Seeking Transparency: The Ministry of Translation

Elizabeth Theokritoff | 29 December 2012

Elizabeth Theokritoff

“Our work is not servile drudgery but diakonia,” writes the Athonite abbot Fr. Aimilianos. This view of work, encompassing the most dreary tasks – not just taking care of the church or entertaining guests but keeping the accounts, running errands to the town or doing laundry – is of course not exclusively monastic. All of us are invited to see our day-to-day occupations, paid or unpaid, in the same light: as ministries of service that we perform as members of Christ’s body. As diakonia – the root is the same as in the word deacon, one who goes back and forth serving.

Any task or way of life which is a ministry of service works in two directions. It does something for others, to be sure; but it also provides a way in which He who is among us as one who serves teaches us how to be like Him.

When I think of the translation work on which I spend a fair amount of my time, so many of the images which spring to mind are theological. True, the texts I work on are almost exclusively theological, which makes it easier to see the work in that light: but I believe much the same applies to any text which the translator considers worth the effort.

For a start, translation work is an exercise in kenosis, self-emptying. It means using your skill in language in a way which is the opposite of self-expression. In order to perform your work, you have to “decrease” to let the author “increase.”

This does not mean in translating (any more than it does in ascetic life) that you become colorless. Now here is an interesting quirk of language: in their literal sense, “colorless” and “transparent” may mean much the same thing. In their metaphorical sense, however, they could hardly be more different. The translator aims to be transparent, in much the same way as the iconographer or church reader is “transparent.” Each brings into play all his skill, natural talent and knowledge of technique, in order to channel a certain message rather than obscuring it. In each case, unique personal talents are exercised to the utmost in transcending individuality so that on becomes a faithful messenger.

For that matter, translation is best done not as an individual activity at all, but as a shared task. This does not mean translation by committee. It does mean that a fresh pair of eyes and a fresh mind are invaluable, both to help with various points in the course of the work and to look over the finished draft — not least because even the most experienced translator can occasionally make elementary howlers. You misread a work or mistake an allusion, and the damage is done – until someone spots it. You may have been eating, sleeping, and breathing this text for months – but you can never possess it as a purely individual achievement.

Armenian icon of the Holy Translators

There are times when translation can feel like unremitting ascetic labor. Last year, I had the privilege of working on a Life of a twentieth-century Athonite hermit who played a key role in the contemporary monastic revival on the Holy Mountain. Spiritual feats and insights worthy of the Desert Fathers are set out in the tortuous and frequently turgid Greek of an author whose formal education was probably minimal.
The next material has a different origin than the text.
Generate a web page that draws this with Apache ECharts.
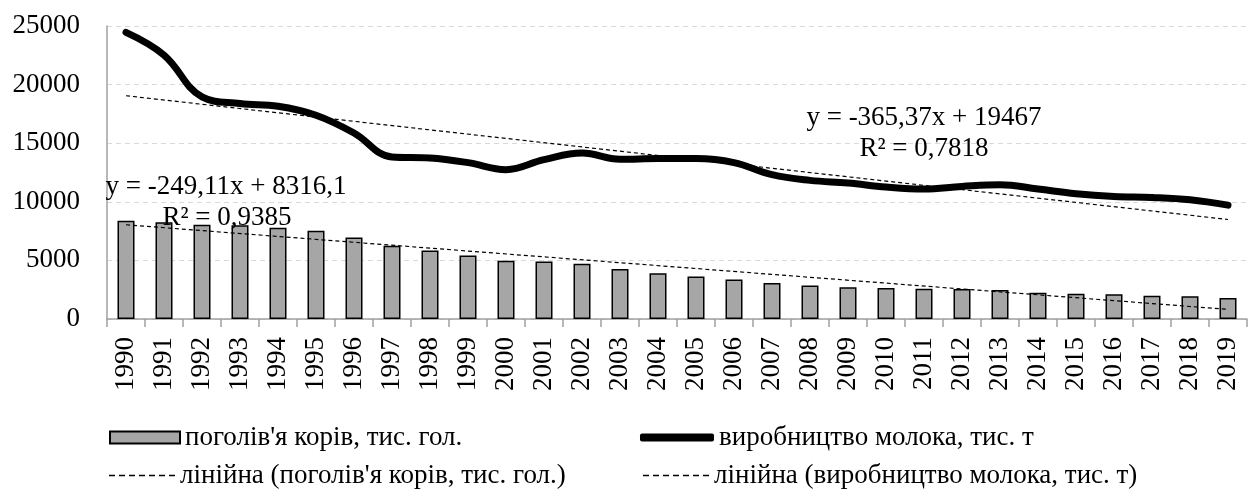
<!DOCTYPE html>
<html lang="uk">
<head>
    <meta charset="UTF-8">
    <title>Поголів'я корів і виробництво молока</title>
    <script src="https://cdn.jsdelivr.net/npm/echarts@6/dist/echarts.min.js"></script>
    <style>
        html, body { margin: 0; padding: 0; background: #fff; }
        #chartmain { width: 1250px; height: 497px; }
    </style>
</head>
<body>
<div id="chartmain"></div>
<script type="text/javascript">
    // роки (підписи осі X)
    var years = ['1990', '1991', '1992', '1993', '1994', '1995', '1996', '1997', '1998', '1999',
        '2000', '2001', '2002', '2003', '2004', '2005', '2006', '2007', '2008', '2009',
        '2010', '2011', '2012', '2013', '2014', '2015', '2016', '2017', '2018', '2019'];

    // поголів'я корів, тис. гол.
    var cows = [8378, 8263, 8040, 8000, 7783, 7526, 6953, 6243, 5842, 5414,
        4960, 4900, 4704, 4276, 3900, 3618, 3361, 3079, 2848, 2703,
        2651, 2591, 2565, 2480, 2250, 2164, 2104, 1993, 1933, 1796];

    // виробництво молока, тис. т
    var milk = [24461, 22520, 18953, 18388, 18158, 17388, 15874, 13822, 13736, 13342,
        12743, 13598, 14163, 13627, 13684, 13684, 13342, 12316, 11829, 11600,
        11258, 11087, 11315, 11458, 11087, 10690, 10460, 10375, 10177, 9716];

    // лінії тренду: значення на початку та в кінці періоду
    var cowsTrend = [8040, 820];
    var milkTrend = [19050, 8490];

    // підписи рівнянь тренду
    var cowsEq = ['y = -249,11x + 8316,1', 'R² = 0,9385'];
    var milkEq = ['y = -365,37x + 19467', 'R² = 0,7818'];

    var yTicks = [0, 5000, 10000, 15000, 20000, 25000];

    var FONT = '"Liberation Serif", "DejaVu Serif", serif';
    var FS = 27;
    var names = ["поголів'я корів, тис. гол.", 'виробництво молока, тис. т',
        "лінійна (поголів'я корів, тис. гол.)", 'лінійна (виробництво молока, тис. т)'];

    // значок пунктиру для легенди
    var dashIcon = 'path://M0,0h6v1.4h-6z M10,0h6v1.4h-6z M20,0h6v1.4h-6z M30,0h6v1.4h-6z ' +
        'M40,0h6v1.4h-6z M50,0h6v1.4h-6z M60,0h6v1.4h-6z';

    function trendData(v) {
        return [[years[0], v[0]], [years[years.length - 1], v[1]]];
    }

    function legendAt(name, left, top, icon, w, h) {
        return {
            data: [name],
            left: left,
            top: top,
            padding: 0,
            icon: icon,
            itemWidth: w,
            itemHeight: h,
            itemGap: 6,
            textStyle: { fontFamily: FONT, fontSize: FS, color: '#000' },
            selectedMode: false
        };
    }

    var myChart = echarts.init(document.getElementById('chartmain'));
    myChart.setOption({
        animation: false,
        backgroundColor: '#fff',
        grid: { left: 107, right: 3, top: 26, bottom: 178 },
        legend: [
            legendAt(names[0], 109, 424, 'rect', 70, 12),
            legendAt(names[1], 640, 424, 'roundRect', 74, 8),
            legendAt(names[2], 109, 462, dashIcon, 66, 1.4),
            legendAt(names[3], 643, 462, dashIcon, 66, 1.4)
        ],
        xAxis: {
            type: 'category',
            data: years,
            boundaryGap: true,
            axisLine: { lineStyle: { color: '#a0a0a0', width: 1.5 } },
            axisTick: { show: true, length: 8, lineStyle: { color: '#a0a0a0', width: 1.5 } },
            axisLabel: {
                rotate: 90, margin: 18, interval: 0,
                fontFamily: FONT, fontSize: FS, color: '#000'
            }
        },
        yAxis: {
            type: 'value',
            min: yTicks[0],
            max: yTicks[yTicks.length - 1],
            interval: yTicks[1] - yTicks[0],
            axisLine: { show: true, lineStyle: { color: '#a0a0a0', width: 1.5 } },
            axisTick: { show: false },
            axisLabel: {
                margin: 27, fontFamily: FONT, fontSize: FS, color: '#000',
                formatter: function (v) { return String(v); }
            },
            splitLine: { lineStyle: { color: '#d9d9d9', type: [5, 4], width: 1 } }
        },
        series: [
            {
                name: names[0],
                type: 'bar',
                data: cows,
                barWidth: 17,
                itemStyle: { color: '#a6a6a6', borderColor: '#000', borderWidth: 1.5 },
                z: 2
            },
            {
                name: names[1],
                type: 'line',
                data: milk,
                smooth: 0.4,
                symbol: 'none',
                lineStyle: { color: '#000', width: 7, cap: 'round', join: 'round' },
                itemStyle: { color: '#000' },
                z: 3
            },
            {
                name: names[2],
                type: 'line',
                data: trendData(cowsTrend),
                symbol: 'none',
                lineStyle: { color: '#000', width: 1.2, type: [4, 3] },
                itemStyle: { color: '#000' },
                z: 4
            },
            {
                name: names[3],
                type: 'line',
                data: trendData(milkTrend),
                symbol: 'none',
                lineStyle: { color: '#000', width: 1.2, type: [4, 3] },
                itemStyle: { color: '#000' },
                z: 4
            }
        ],
        graphic: [
            { type: 'text', x: 226, y: 187, z: 10, style: { text: cowsEq[0], font: FS + 'px ' + FONT, fill: '#000', align: 'center', verticalAlign: 'middle' } },
            { type: 'text', x: 227, y: 218, z: 10, style: { text: cowsEq[1], font: FS + 'px ' + FONT, fill: '#000', align: 'center', verticalAlign: 'middle' } },
            { type: 'text', x: 924, y: 118, z: 10, style: { text: milkEq[0], font: FS + 'px ' + FONT, fill: '#000', align: 'center', verticalAlign: 'middle' } },
            { type: 'text', x: 924, y: 149, z: 10, style: { text: milkEq[1], font: FS + 'px ' + FONT, fill: '#000', align: 'center', verticalAlign: 'middle' } }
        ]
    });
</script>
</body>
</html>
Yet the style mirrors the life: nothing about it makes the approach easy or comfortable. It comes to the reader “having no form nor comeliness”; and to alter that would be to distort everything. Yet the translator has to endow it with sufficient form and comeliness that the English-speaking reader will continue beyond the first paragraph. So what to do? You wrestle with a sentence, sometimes for hours, to produce something at least grammatical and coherent and end up with the sort of English that you would never want to, but which may by God’s grace be the rough earthen vessel in which the reader finds a treasure of spiritual life.

There are moments in life when you feel brimming with energy and want to leap and stretch and exult in all your bodily capacities. Sometimes, the mental exertion of translating can produce a similar exhilaration. For language in itself is beautiful, in its subtlety and intricacy. The simplest sentence, with its balance of sound and rhythm, its shades of meaning given by a particular choice and order of words, can be an exquisite masterpiece in which the whole conveys more than the sum of the parts. Language is an awe-inspiring and wonderful gift unique to man – hence the Church’s insistence that the human voice alone is the fitting instrument with which to praise God in church. You wonder at the delicacy and power of this material you are privileged to work with: two language, two total conceptual frameworks within which whole peoples, whole cultures experience the world. To look at the artistry of a sentence, bearing the unique flavor of its author’s personality – however elegantly or clumsily he writes – and to realize that as human beings we have the capacity to comprehend all the nuances of what is being said, and then to recast it in the radically different medium of another language – this is to exclaim with the Psalmist, “I will praise Thee, O God, for I am fearfully and wonderfully made.”